How BL Changed My Perspective (Part II)

This weekend, we are bringing you some honest conversation with one of our popular authors, Yarnball as she talks about “How BL Changed Their Perspective”. Join us, as we follow Yarnball on this intimate journey, where she shares her life experiences!

Yarnball’s Thoughts

Whenever anyone asks me to talk about BL I take on the air of an elderly woman about to embark on a fireside chat about the ‘good old days’, because BL is something I’ve been talking about for what feels like an eternity.

What began with watching a trailer for Gravitation on a French anime channel when I was in ninth grade continues to be an obsession that’s still going strong two decades later, only now it’s taken on layers of academic meaning as well.

Unlike a lot of people, I didn’t understand that homosexuality was a thing because of BL – I grew up in a country where words related to any kind of sexuality were censored out of the media. I found out about the concept when a member of my favourite boyband of the time (Boyzone’s Stephen Gately, RIP) came out as gay and I looked it up in the encyclopaedia.

Gravitation was, however, how I found that there was actual media about gay people in relationships, and that was fascinating. Using whatever internet was available at the time, I fell down a rabbit hole of BL manga and anime.

Now that I’m writing this, I’m trying to think about what it was that really drew me to the genre back then, and what continues to draw me to it now, and I’m also trying to separate it from my own academic understandings of BL in general. It’s… harder than it sounds.

What I do know is that I’ve always been the kind of person who was never particularly interested in the romantic aspect of things I’d been watching. As a child, I know loved kick-ass female characters – Jessie Bannon from Johnny Quest is always going to both my first girl-crush and my first role model – but not when they were reduced to love interests. And this is probably why BL was interesting to 14-year-old me – there were no women reduced to love interests (mostly because there were no women at all) but all the love interests were men. Love stories between men was new and interesting and something I knew I wanted more of.

It was also thanks to BL that I learned how to find couples to ship: which, while it sounds facile on the surface, is one way that I learned that queerness is often subtextual. It made me realise that I had been subconsciously ‘shipping’ people in many of the books I’d been reading: most prominently, I remember being very excited when Holmes turned up in The Hound of the Baskervilles. The text that the subtext had been suggesting all this while was suddenly very clear. The more I watched, the more I understood.
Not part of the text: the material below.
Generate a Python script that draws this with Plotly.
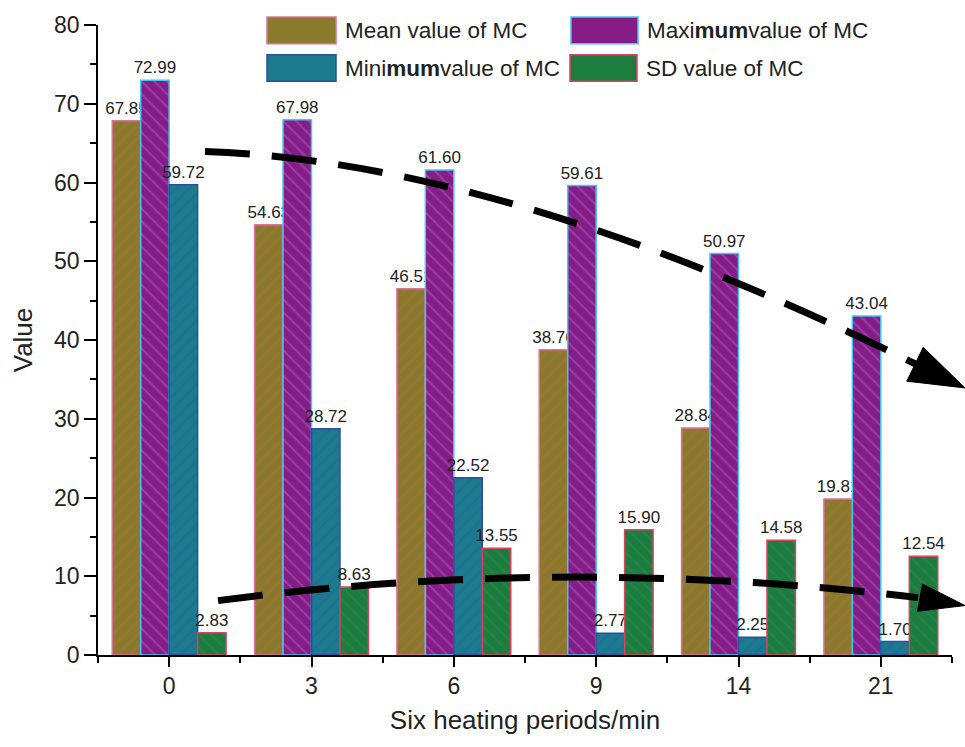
import math
import plotly.graph_objects as go

categories = ["0", "3", "6", "9", "14", "21"]
mean_vals = [67.85, 54.63, 46.51, 38.76, 28.84, 19.81]
max_vals = [72.99, 67.98, 61.60, 59.61, 50.97, 43.04]
min_vals = [59.72, 28.72, 22.52, 2.77, 2.25, 1.70]
sd_vals = [2.83, 8.63, 13.55, 15.90, 14.58, 12.54]
series_names = ["Mean value of MC", "Maximum value of MC", "Minimum value of MC", "SD value of MC"]
legend_labels = ["Mean value of MC", "Maxi<b>mum</b>value of MC", "Mini<b>mum</b>value of MC", "SD value of MC"]

W, H = 965, 747
L, R, T, B = 98, 13, 18, 92
PW, PH = W - L - R, H - T - B

def px(x, y):
    return (x - L) / PW, (H - B - y) / PH

styles = [
    dict(bg="#8a7a2e", fg="#b86a3a", line="#e070a0", shape="/"),
    dict(bg="#861d86", fg="#a86ad0", line="#40c8f0", shape="\\"),
    dict(bg="#1b7a8c", fg="#2a5fa8", line="#2b4fa0", shape="/"),
    dict(bg="#1d7d3e", fg="#2a8a5a", line="#e04060", shape="\\"),
]

xs = list(range(len(categories)))
fig = go.Figure()
for name, vals, st in zip(series_names, [mean_vals, max_vals, min_vals, sd_vals], styles):
    fig.add_trace(go.Bar(
        x=xs, y=vals, name=name,
        marker=dict(color=st["bg"], line=dict(color=st["line"], width=1.5),
                    pattern=dict(shape=st["shape"], fgcolor=st["fg"], size=9,
                                 solidity=0.2, fillmode="overlay")),
        text=[f"{v:.2f}" for v in vals], textposition="outside",
        textfont=dict(size=17, color="#222222", family="Liberation Sans"),
        constraintext="none", cliponaxis=False, showlegend=False,
    ))

shapes = []
annotations = []

# manual legend (2 x 2)
leg = [(267, 10, 336, 37), (571, 10, 638, 37), (267, 48, 336, 75), (570, 48, 637, 75)]
for (x0, y0, x1, y1), label, st in zip(leg, legend_labels, styles):
    a0 = px(x0, y1); a1 = px(x1, y0)
    shapes.append(dict(type="rect", xref="paper", yref="paper", x0=a0[0], y0=a0[1], x1=a1[0], y1=a1[1],
                       fillcolor=st["bg"], line=dict(color=st["line"], width=1.5)))
    tx, ty = px(x1 + 7, (y0 + y1) / 2)
    annotations.append(dict(xref="paper", yref="paper", x=tx, y=ty, xanchor="left", yanchor="middle",
                            text=label, showarrow=False,
                            font=dict(size=22.5, color="#222222", family="Liberation Sans")))

# trend arrows (decoration)
def quad_path(p0, c, p2):
    a = px(*p0); b = px(*c); d = px(*p2)
    return f"M{a[0]},{a[1]} Q{b[0]},{b[1]} {d[0]},{d[1]}"

def head(base, tip, hw):
    dx, dy = tip[0] - base[0], tip[1] - base[1]
    n = math.hypot(dx, dy)
    nx, ny = -dy / n, dx / n
    p1 = (base[0] + nx * hw, base[1] + ny * hw)
    p2 = (base[0] - nx * hw, base[1] - ny * hw)
    pts = [px(*p1), px(*tip), px(*p2)]
    return f"M{pts[0][0]},{pts[0][1]} L{pts[1][0]},{pts[1][1]} L{pts[2][0]},{pts[2][1]} Z"

shapes.append(dict(type="path", xref="paper", yref="paper",
                   path=quad_path((205, 146), (505, 156), (918, 362)),
                   line=dict(color="black", width=7, dash="45px,22px")))
shapes.append(dict(type="path", xref="paper", yref="paper", path=head((915, 361), (965, 385), 19),
                   fillcolor="black", line=dict(color="black", width=1)))
shapes.append(dict(type="path", xref="paper", yref="paper",
                   path=quad_path((218, 600), (566, 554), (918, 597)),
                   line=dict(color="black", width=7, dash="45px,22px")))
shapes.append(dict(type="path", xref="paper", yref="paper", path=head((920, 597), (965, 605), 14),
                   fillcolor="black", line=dict(color="black", width=1)))

fig.update_layout(
    width=W, height=H,
    margin=dict(l=L, r=R, t=T, b=B),
    paper_bgcolor="white", plot_bgcolor="white",
    barmode="group", bargap=0.2, bargroupgap=0,
    font=dict(family="Liberation Sans", color="#222222"),
    shapes=shapes, annotations=annotations,
    xaxis=dict(range=[-0.5, 5.5], tickmode="array", tickvals=xs, ticktext=categories,
               showline=True, linecolor="black", linewidth=1.5, ticks="outside", ticklen=10,
               tickwidth=1.5, tickcolor="black", showgrid=False, zeroline=False,
               tickfont=dict(size=23),
               minor=dict(tickvals=[i - 0.5 for i in range(7)], ticks="outside", ticklen=6,
                          tickwidth=1.5, tickcolor="black", showgrid=False),
               title=dict(text="Six heating periods/min", font=dict(size=26), standoff=12)),
    yaxis=dict(range=[0, 80], dtick=10, showline=True, linecolor="black", linewidth=1.5,
               ticks="outside", ticklen=12, tickwidth=1.5, tickcolor="black",
               showgrid=False, zeroline=False, tickfont=dict(size=23),
               minor=dict(dtick=5, ticks="outside", ticklen=6, tickwidth=1.5, tickcolor="black", showgrid=False),
               title=dict(text="Value", font=dict(size=26), standoff=14)),
)

fig.write_html("out.html")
So one the biggest things that drew me in to BL from the beginning, besides, of course, the presence of incredibly attractive men, is the kind of stories BL was telling. The men in BL weren’t the often stereotypically macho men of Western and Indian cinema that I’d grown up with, but men who were emotionally vulnerable. Men who were the objects of affection, who were being pursued in relationships, often undergoing things that I had seen women in media go through a million times but this time they were men! It was different! It was fascinating! Imagine, I thought, young and starry-eyed, men with feelings.

Since my BL journey began in the early 2000s, the live-action BL world had not yet opened up to the extent it has now. I only found out there were actually live-action movies because of my obsession with the Prince of Tennis musicals. If you’re not aware, many early Japanese BL starred at least one Tenimyu actor, for better or for worse, beginning with the 2007 Boys Love: The Movie, Sumitomo and Itsuka no Kimi E (all starring the inimitable Saitou Takumi). None of these were particularly… good, so I stuck to BL manga and anime for the longest time, possibly until Chinese danmei adaptations began to rise in popularity and dragged me back into live action BL. Sometime last year I accidentally tripped into a Thai BL deep dive and suddenly I found that South East Asia is where it’s at when it comes to BL nowadays.

So how has BL changed my life?

Did it stop me from enjoying series/dramas/anime with primarily heterosexual themes and plot? Not entirely at first, but it did make me rather more judgemental of them. If a queer couple had to jump through hoops to be confirmed as canon, then so did a straight couple. The fact that our minds are trained to default to heteronormativity is something I will rebel against till my dying day: just because two people of opposite gender identities interact with each other is not sufficient to make them a couple unless the same can be applied to two people of the same gender identities.

And also, I’ve gotten very, very good at finding couples to ship in every piece of media I consume.

It started me on the trail of academic fascination with the different ways that audiences interact with queerness within texts and I have a couple of research degrees to prove it. I have perfected my knowledge of romantic vocabulary in at least three different languages, and I have spent an inordinate amount of money on merchandise. I’ve learned to defend my interest to friends, family and colleagues and can probably talk about the merits and demerits of the genre at the drop of a hat. I’ve been in this hell for so long that I know there’s no turning back, and I don’t regret it for a second.